DATA SEGMENT>
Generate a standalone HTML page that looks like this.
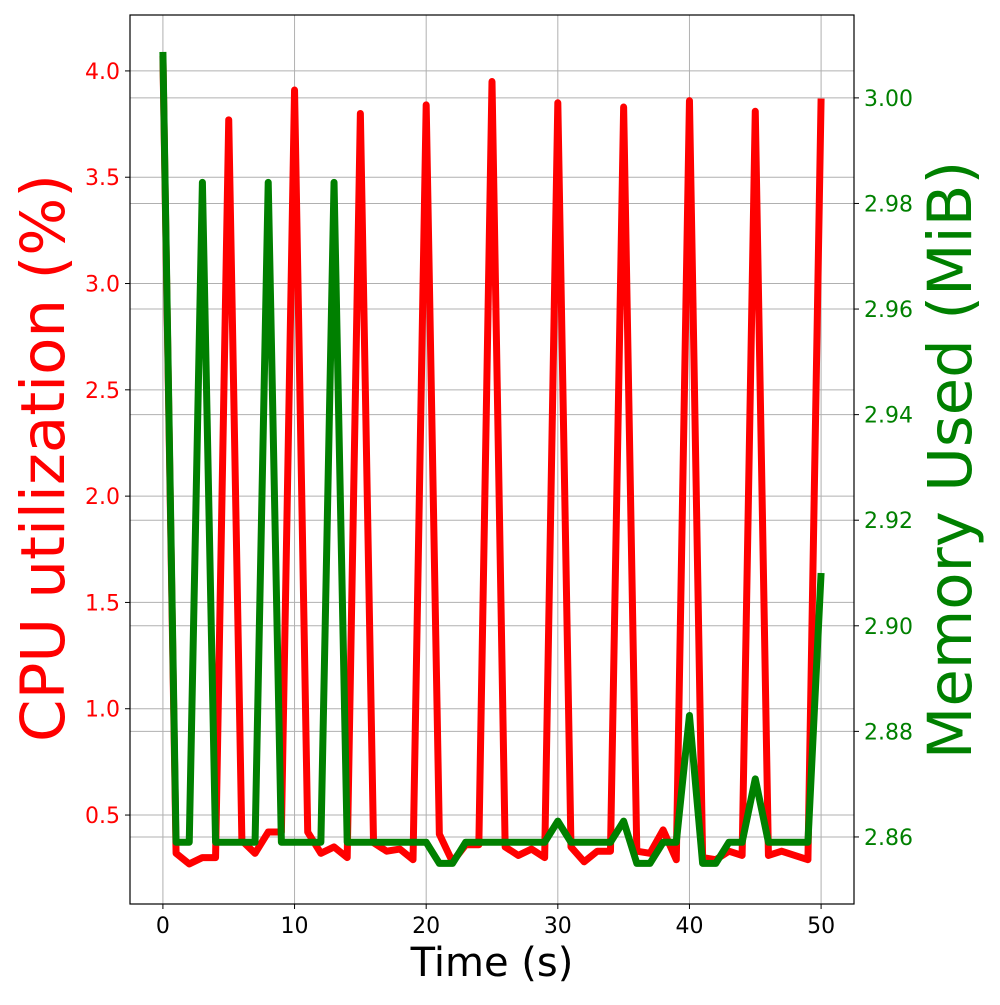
<!DOCTYPE html>
<html><head><meta charset="utf-8"><style>
body{margin:0;background:#fff}
svg text{font-family:"DejaVu Sans","Liberation Sans",sans-serif}
</style></head><body>
<svg id="chart" width="1000" height="1000" xmlns="http://www.w3.org/2000/svg">
<rect width="1000" height="1000" fill="#fff"/>
<g id="grid"></g>
<g id="lines"></g>
<rect x="130" y="15" width="724" height="889" fill="none" stroke="#000" stroke-width="1.2"/>
<g id="ticks"></g>
<text x="492" y="976" font-size="40" text-anchor="middle">Time (s)</text>
<text transform="translate(64,458) rotate(-90)" font-size="61" fill="#ff0000" text-anchor="middle">CPU utilization (%)</text>
<text transform="translate(971,460) rotate(-90)" font-size="61" fill="#008000" text-anchor="middle">Memory Used (MiB)</text>
</svg>
<script>
const times = Array.from({length:51},(_,i)=>i);
const cpuValues = [4.07,0.32,0.27,0.30,0.30,3.77,0.38,0.32,0.42,0.42,3.91,0.42,0.32,0.35,0.30,3.80,0.37,0.33,0.34,0.29,3.84,0.41,0.28,0.36,0.36,3.95,0.35,0.31,0.34,0.30,3.85,0.35,0.28,0.33,0.33,3.83,0.33,0.32,0.43,0.29,3.86,0.30,0.29,0.33,0.31,3.81,0.31,0.33,0.31,0.29,3.87];
const memValues = [3.0087,2.859,2.859,2.984,2.859,2.859,2.859,2.859,2.984,2.859,2.859,2.859,2.859,2.984,2.859,2.859,2.859,2.859,2.859,2.859,2.859,2.855,2.855,2.859,2.859,2.859,2.859,2.859,2.859,2.859,2.863,2.859,2.859,2.859,2.859,2.863,2.855,2.855,2.859,2.859,2.883,2.855,2.855,2.859,2.859,2.871,2.859,2.859,2.859,2.859,2.910];
const xTicks = [0,10,20,30,40,50];
const cpuTicks = [0.5,1.0,1.5,2.0,2.5,3.0,3.5,4.0];
const memTicks = [2.86,2.88,2.90,2.92,2.94,2.96,2.98,3.00];
const X0=130,X1=854,Y0=15,Y1=904;
const xMin=-2.5,xMax=52.5, cMin=0.0816, cMax=4.263, mMin=2.8473, mMax=3.0157;
const sx=v=>X0+(v-xMin)/(xMax-xMin)*(X1-X0);
const sc=v=>Y1-(v-cMin)/(cMax-cMin)*(Y1-Y0);
const sm=v=>Y1-(v-mMin)/(mMax-mMin)*(Y1-Y0);
const NS="http://www.w3.org/2000/svg";
function mk(tag,attrs,parent){const e=document.createElementNS(NS,tag);for(const k in attrs)e.setAttribute(k,attrs[k]);parent.appendChild(e);return e;}
const grid=document.getElementById('grid'),lines=document.getElementById('lines'),ticks=document.getElementById('ticks');
xTicks.forEach(t=>{const x=sx(t);
 let g=mk('line',{x1:x,x2:x,y1:Y0,y2:Y1,stroke:'#b0b0b0','stroke-width':1},grid);
 
 
 let tk=mk('line',{x1:x,x2:x,y1:Y1,y2:Y1+5,stroke:'#000'},ticks);
 
 
 let tx=mk('text',{x:x,y:Y1+29,'font-size':22,'text-anchor':'middle'},ticks);tx.textContent=t;
 
 
});
cpuTicks.forEach(t=>{const y=sc(t);
 let g=mk('line',{x1:X0,x2:X1,y1:y,y2:y,stroke:'#b0b0b0','stroke-width':1},grid);
 
 
 let tk=mk('line',{x1:X0-5,x2:X0,y1:y,y2:y,stroke:'#000'},ticks);
 
 
 let tx=mk('text',{x:X0-10,y:y+8,'font-size':22,'text-anchor':'end',fill:'#ff0000'},ticks);tx.textContent=t.toFixed(1);
 
 
});
memTicks.forEach(t=>{const y=sm(t);
 let g=mk('line',{x1:X0,x2:X1,y1:y,y2:y,stroke:'#b0b0b0','stroke-width':1},grid);
 
 
 let tk=mk('line',{x1:X1,x2:X1+5,y1:y,y2:y,stroke:'#000'},ticks);
 
 
 let tx=mk('text',{x:X1+10,y:y+8,'font-size':22,'text-anchor':'start',fill:'#008000'},ticks);tx.textContent=t.toFixed(2);
 
 
});
const cpuPts=times.map((t,i)=>sx(t)+','+sc(cpuValues[i])).join(' ');
const memPts=times.map((t,i)=>sx(t)+','+sm(memValues[i])).join(' ');
let cl=mk('polyline',{points:cpuPts,fill:'none',stroke:'#ff0000','stroke-width':7,'stroke-linejoin':'round','stroke-linecap':'butt'},lines);


let ml=mk('polyline',{points:memPts,fill:'none',stroke:'#008000','stroke-width':7,'stroke-linejoin':'round','stroke-linecap':'butt'},lines);


</script>
</body></html>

YOUR TASK> Every line should be retyped exactly, with the pictures omitted.

FULL RESPONSE>
Generate a standalone HTML page that looks like this.
<!DOCTYPE html>
<html><head><meta charset="utf-8"><style>
body{margin:0;background:#fff}
svg text{font-family:"DejaVu Sans","Liberation Sans",sans-serif}
</style></head><body>
<svg id="chart" width="1000" height="1000" xmlns="http://www.w3.org/2000/svg">
<rect width="1000" height="1000" fill="#fff"/>
<g id="grid"></g>
<g id="lines"></g>
<rect x="130" y="15" width="724" height="889" fill="none" stroke="#000" stroke-width="1.2"/>
<g id="ticks"></g>
<text x="492" y="976" font-size="40" text-anchor="middle">Time (s)</text>
<text transform="translate(64,458) rotate(-90)" font-size="61" fill="#ff0000" text-anchor="middle">CPU utilization (%)</text>
<text transform="translate(971,460) rotate(-90)" font-size="61" fill="#008000" text-anchor="middle">Memory Used (MiB)</text>
</svg>
<script>
const times = Array.from({length:51},(_,i)=>i);
const cpuValues = [4.07,0.32,0.27,0.30,0.30,3.77,0.38,0.32,0.42,0.42,3.91,0.42,0.32,0.35,0.30,3.80,0.37,0.33,0.34,0.29,3.84,0.41,0.28,0.36,0.36,3.95,0.35,0.31,0.34,0.30,3.85,0.35,0.28,0.33,0.33,3.83,0.33,0.32,0.43,0.29,3.86,0.30,0.29,0.33,0.31,3.81,0.31,0.33,0.31,0.29,3.87];
const memValues = [3.0087,2.859,2.859,2.984,2.859,2.859,2.859,2.859,2.984,2.859,2.859,2.859,2.859,2.984,2.859,2.859,2.859,2.859,2.859,2.859,2.859,2.855,2.855,2.859,2.859,2.859,2.859,2.859,2.859,2.859,2.863,2.859,2.859,2.859,2.859,2.863,2.855,2.855,2.859,2.859,2.883,2.855,2.855,2.859,2.859,2.871,2.859,2.859,2.859,2.859,2.910];
const xTicks = [0,10,20,30,40,50];
const cpuTicks = [0.5,1.0,1.5,2.0,2.5,3.0,3.5,4.0];
const memTicks = [2.86,2.88,2.90,2.92,2.94,2.96,2.98,3.00];
const X0=130,X1=854,Y0=15,Y1=904;
const xMin=-2.5,xMax=52.5, cMin=0.0816, cMax=4.263, mMin=2.8473, mMax=3.0157;
const sx=v=>X0+(v-xMin)/(xMax-xMin)*(X1-X0);
const sc=v=>Y1-(v-cMin)/(cMax-cMin)*(Y1-Y0);
const sm=v=>Y1-(v-mMin)/(mMax-mMin)*(Y1-Y0);
const NS="http://www.w3.org/2000/svg";
function mk(tag,attrs,parent){const e=document.createElementNS(NS,tag);for(const k in attrs)e.setAttribute(k,attrs[k]);parent.appendChild(e);return e;}
const grid=document.getElementById('grid'),lines=document.getElementById('lines'),ticks=document.getElementById('ticks');
xTicks.forEach(t=>{const x=sx(t);
 let g=mk('line',{x1:x,x2:x,y1:Y0,y2:Y1,stroke:'#b0b0b0','stroke-width':1},grid);
 
 
 let tk=mk('line',{x1:x,x2:x,y1:Y1,y2:Y1+5,stroke:'#000'},ticks);
 
 
 let tx=mk('text',{x:x,y:Y1+29,'font-size':22,'text-anchor':'middle'},ticks);tx.textContent=t;
 
 
});
cpuTicks.forEach(t=>{const y=sc(t);
 let g=mk('line',{x1:X0,x2:X1,y1:y,y2:y,stroke:'#b0b0b0','stroke-width':1},grid);
 
 
 let tk=mk('line',{x1:X0-5,x2:X0,y1:y,y2:y,stroke:'#000'},ticks);
 
 
 let tx=mk('text',{x:X0-10,y:y+8,'font-size':22,'text-anchor':'end',fill:'#ff0000'},ticks);tx.textContent=t.toFixed(1);
 
 
});
memTicks.forEach(t=>{const y=sm(t);
 let g=mk('line',{x1:X0,x2:X1,y1:y,y2:y,stroke:'#b0b0b0','stroke-width':1},grid);
 
 
 let tk=mk('line',{x1:X1,x2:X1+5,y1:y,y2:y,stroke:'#000'},ticks);
 
 
 let tx=mk('text',{x:X1+10,y:y+8,'font-size':22,'text-anchor':'start',fill:'#008000'},ticks);tx.textContent=t.toFixed(2);
 
 
});
const cpuPts=times.map((t,i)=>sx(t)+','+sc(cpuValues[i])).join(' ');
const memPts=times.map((t,i)=>sx(t)+','+sm(memValues[i])).join(' ');
let cl=mk('polyline',{points:cpuPts,fill:'none',stroke:'#ff0000','stroke-width':7,'stroke-linejoin':'round','stroke-linecap':'butt'},lines);


let ml=mk('polyline',{points:memPts,fill:'none',stroke:'#008000','stroke-width':7,'stroke-linejoin':'round','stroke-linecap':'butt'},lines);


</script>
</body></html>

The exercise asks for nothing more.